Take the lines from the head of the listing through the one bearing "const Y_TICKS = [1.0, 1.5, 2.0];" and copy them exactly, leaving every picture out.
◇ ◇ ◇ ◇ ◇ ◇ ◇
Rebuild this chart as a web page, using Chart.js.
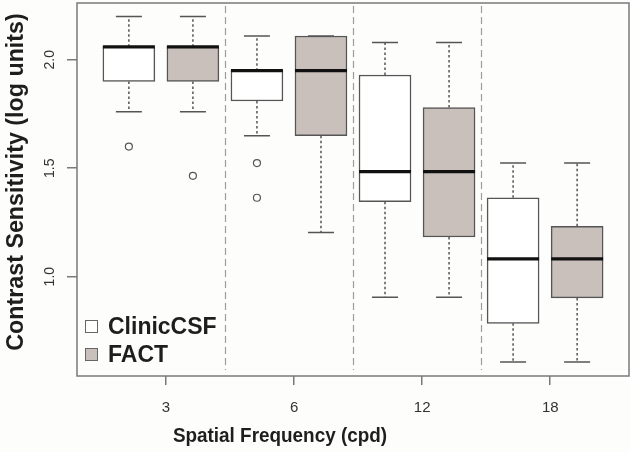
<!DOCTYPE html>
<html>
<head>
<meta charset="utf-8">
<script src="https://cdn.jsdelivr.net/npm/chart.js@4.4.1/dist/chart.umd.min.js"></script>
<style>
  html, body { margin: 0; padding: 0; background: #fdfdfc; }
  #wrap { width: 630px; height: 452px; }
</style>
</head>
<body>
<div id="wrap"><canvas id="boxplot" width="630" height="452"></canvas></div>
<script>
/* Contrast sensitivity boxplot: ClinicCSF vs FACT */

// Categories / series
const FREQS  = ['3', '6', '12', '18'];
const SERIES = ['ClinicCSF', 'FACT'];
const Y_TICKS = [1.0, 1.5, 2.0];

// ClinicCSF (log units)
const clinicLow  = [1.76, 1.65, 0.905, 0.607];
const clinicQ1   = [1.90, 1.81, 1.346, 0.785];
const clinicMed  = [2.06, 1.95, 1.484, 1.082];
const clinicQ3   = [2.06, 1.95, 1.93, 1.364];
const clinicHigh = [2.20, 2.11, 2.08, 1.524];
const clinicOut  = [[1.60], [1.524, 1.364], [], []];

// FACT (log units)
const factLow  = [1.76, 1.204, 0.905, 0.607];
const factQ1   = [1.90, 1.65, 1.183, 0.902];
const factMed  = [2.06, 1.95, 1.484, 1.082];
const factQ3   = [2.06, 2.11, 1.78, 1.232];
const factHigh = [2.20, 2.11, 2.08, 1.524];
const factOut  = [[1.465], [], [], []];

// Paleta
const COLORS = {
  bg:      '#fdfdfc',
  clinic:  '#ffffff',
  fact:    '#c9c0bb',
  edge:    '#555555',
  median:  '#111111',
  frame:   '#7a7a7a',
  sep:     '#9c9c9c',
  tick:    '#333333',
  title:   '#1e1e1e'
};
const FONT = "'Liberation Sans', Arial, Helvetica, sans-serif";

const SUMMARY = [
  { low: clinicLow, q1: clinicQ1, med: clinicMed, q3: clinicQ3, high: clinicHigh, out: clinicOut },
  { low: factLow,   q1: factQ1,   med: factMed,   q3: factQ3,   high: factHigh,   out: factOut }
];

// box position on the x axis: two boxes per frequency
const pos = (g, s) => g * 2 + 1 + s;
const TICK_NUDGE = 0.08;

const boxData = s => SUMMARY[s].q1.map((v, g) => ({ x: pos(g, s), y: [v, SUMMARY[s].q3[g]] }));
const outData = () => {
  const pts = [];
  SUMMARY.forEach((s, si) => s.out.forEach((vals, g) => vals.forEach(v => pts.push({ x: pos(g, si), y: v }))));
  return pts;
};

// ── Plugin: whiskers, medians, separators, frame, texts ─────────
const boxParts = {
  id: 'boxParts',
  beforeDraw(chart) {
    const { ctx, width, height } = chart;
    ctx.save();
    ctx.fillStyle = COLORS.bg;
    ctx.fillRect(0, 0, width, height);
    ctx.restore();
  },
  beforeDatasetsDraw(chart) {
    const { ctx, chartArea: a, scales: { x } } = chart;
    ctx.save();
    ctx.strokeStyle = COLORS.sep;
    ctx.lineWidth = 1.2;
    ctx.setLineDash([7, 4]);
    for (let g = 0; g < FREQS.length - 1; g++) {
      const px = Math.round(x.getPixelForValue(pos(g, 1) + 0.5)) + 0.5;
      ctx.beginPath();
      ctx.moveTo(px, a.top + 3);
      ctx.lineTo(px, a.bottom - 6);
      ctx.stroke();
    }
    ctx.restore();
  },
  afterDatasetsDraw(chart) {
    const { ctx, scales: { y } } = chart;
    ctx.save();
    SUMMARY.forEach((s, si) => {
      const meta = chart.getDatasetMeta(si);
      meta.data.forEach((bar, g) => {
        const cx = bar.x, half = bar.width / 2;
        const pHigh = y.getPixelForValue(s.high[g]);
        const pQ3   = y.getPixelForValue(s.q3[g]);
        const pQ1   = y.getPixelForValue(s.q1[g]);
        const pLow  = y.getPixelForValue(s.low[g]);
        const pMed  = y.getPixelForValue(s.med[g]);

        ctx.strokeStyle = COLORS.edge;
        ctx.lineWidth = 1.5;
        // dotted whiskers
        ctx.setLineDash([2.5, 2.5]);
        ctx.beginPath();
        if (pQ3 - pHigh > 1) { ctx.moveTo(cx, pQ3); ctx.lineTo(cx, pHigh); }
        if (pLow - pQ1 > 1)  { ctx.moveTo(cx, pQ1); ctx.lineTo(cx, pLow); }
        ctx.stroke();
        // caps
        ctx.setLineDash([]);
        ctx.beginPath();
        ctx.moveTo(cx - half / 2, pHigh); ctx.lineTo(cx + half / 2, pHigh);
        ctx.moveTo(cx - half / 2, pLow);  ctx.lineTo(cx + half / 2, pLow);
        ctx.stroke();
        // median
        ctx.strokeStyle = COLORS.median;
        ctx.lineWidth = 3.2;
        ctx.beginPath();
        ctx.moveTo(cx - half, pMed); ctx.lineTo(cx + half, pMed);
        ctx.stroke();
      });
    });
    ctx.restore();
  },
  afterDraw(chart) {
    const { ctx, chartArea: a, scales: { y } } = chart;
    ctx.save();
    // frame
    ctx.strokeStyle = COLORS.frame;
    ctx.lineWidth = 1.5;
    ctx.strokeRect(a.left, a.top, a.right - a.left, a.bottom - a.top);

    // y tick labels (rotated, R style)
    ctx.fillStyle = COLORS.tick;
    ctx.font = `14px ${FONT}`;
    ctx.textAlign = 'center';
    ctx.textBaseline = 'middle';
    Y_TICKS.forEach(v => {
      ctx.save();
      ctx.translate(50, y.getPixelForValue(v));
      ctx.rotate(-Math.PI / 2);
      ctx.fillText(v.toFixed(1), 0, 0);
      ctx.restore();
    });

    // axis titles
    ctx.fillStyle = COLORS.title;
    ctx.textBaseline = 'alphabetic';
    ctx.font = `bold 24px ${FONT}`;
    ctx.save();
    ctx.translate(23, 182);
    ctx.rotate(-Math.PI / 2);
    ctx.scale(0.97, 1);
    ctx.fillText('Contrast Sensitivity (log units)', 0, 0);
    ctx.restore();

    ctx.font = `bold 21px ${FONT}`;
    ctx.save();
    ctx.translate(280, 442);
    ctx.scale(0.9, 1);
    ctx.fillText('Spatial Frequency (cpd)', 0, 0);
    ctx.restore();

    // legend
    const fills = [COLORS.clinic, COLORS.fact];
    ctx.font = `bold 23px ${FONT}`;
    ctx.textAlign = 'left';
    SERIES.forEach((name, i) => {
      const base = 334 + i * 28;
      ctx.fillStyle = fills[i];
      ctx.fillRect(85, base - 14, 13, 13);
      ctx.strokeStyle = '#666';
      ctx.lineWidth = 1;
      ctx.strokeRect(85.5, base - 13.5, 12, 12);
      ctx.fillStyle = COLORS.title;
      ctx.fillText(name, 108, base);
    });
    ctx.restore();
  }
};

const ctx = document.getElementById('boxplot').getContext('2d');
new Chart(ctx, {
  type: 'bar',
  data: {
    datasets: [
      {
        label: SERIES[0],
        data: boxData(0),
        backgroundColor: COLORS.clinic,
        borderColor: COLORS.edge,
        borderWidth: 1.5,
        borderSkipped: false,
        barThickness: 52,
        grouped: false,
        order: 2
      },
      {
        label: SERIES[1],
        data: boxData(1),
        backgroundColor: COLORS.fact,
        borderColor: COLORS.edge,
        borderWidth: 1.5,
        borderSkipped: false,
        barThickness: 52,
        grouped: false,
        order: 2
      },
      {
        type: 'scatter',
        label: 'outliers',
        data: outData(),
        pointStyle: 'circle',
        pointRadius: 3.5,
        backgroundColor: 'transparent',
        borderColor: COLORS.edge,
        borderWidth: 1.2,
        order: 1
      }
    ]
  },
  options: {
    responsive: false,
    animation: false,
    layout: { autoPadding: false, padding: { top: 3, right: 1, left: 0, bottom: 0 } },
    plugins: { legend: { display: false }, tooltip: { enabled: false } },
    scales: {
      x: {
        type: 'linear',
        min: 0.19,
        max: 8.81,
        offset: false,
        afterBuildTicks: s => { s.ticks = FREQS.map((_, g) => ({ value: pos(g, 0) + 0.5 + TICK_NUDGE })); },
        afterFit: s => { s.height = 76; },
        ticks: {
          autoSkip: false,
          maxRotation: 0,
          padding: 14,
          color: COLORS.tick,
          font: { family: FONT, size: 15 },
          callback: (v, i) => FREQS[i]
        },
        grid: { offset: false, drawOnChartArea: false, drawTicks: true, tickLength: 9, color: COLORS.frame, lineWidth: 1.5 },
        border: { display: false }
      },
      y: {
        type: 'linear',
        min: 0.542,
        max: 2.262,
        afterBuildTicks: s => { s.ticks = Y_TICKS.map(v => ({ value: v })); },
        afterFit: s => { s.width = 77; },
        ticks: { display: false },
        grid: { drawOnChartArea: false, drawTicks: true, tickLength: 10, color: COLORS.frame, lineWidth: 1.5 },
        border: { display: false }
      }
    }
  },
  plugins: [boxParts]
});
</script>
</body>
</html>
◇ ◇ ◇ ◇ ◇ ◇ ◇
Task output =>
Rebuild this chart as a web page, using Chart.js.
<!DOCTYPE html>
<html>
<head>
<meta charset="utf-8">
<script src="https://cdn.jsdelivr.net/npm/chart.js@4.4.1/dist/chart.umd.min.js"></script>
<style>
  html, body { margin: 0; padding: 0; background: #fdfdfc; }
  #wrap { width: 630px; height: 452px; }
</style>
</head>
<body>
<div id="wrap"><canvas id="boxplot" width="630" height="452"></canvas></div>
<script>
/* Contrast sensitivity boxplot: ClinicCSF vs FACT */

// Categories / series
const FREQS  = ['3', '6', '12', '18'];
const SERIES = ['ClinicCSF', 'FACT'];
const Y_TICKS = [1.0, 1.5, 2.0];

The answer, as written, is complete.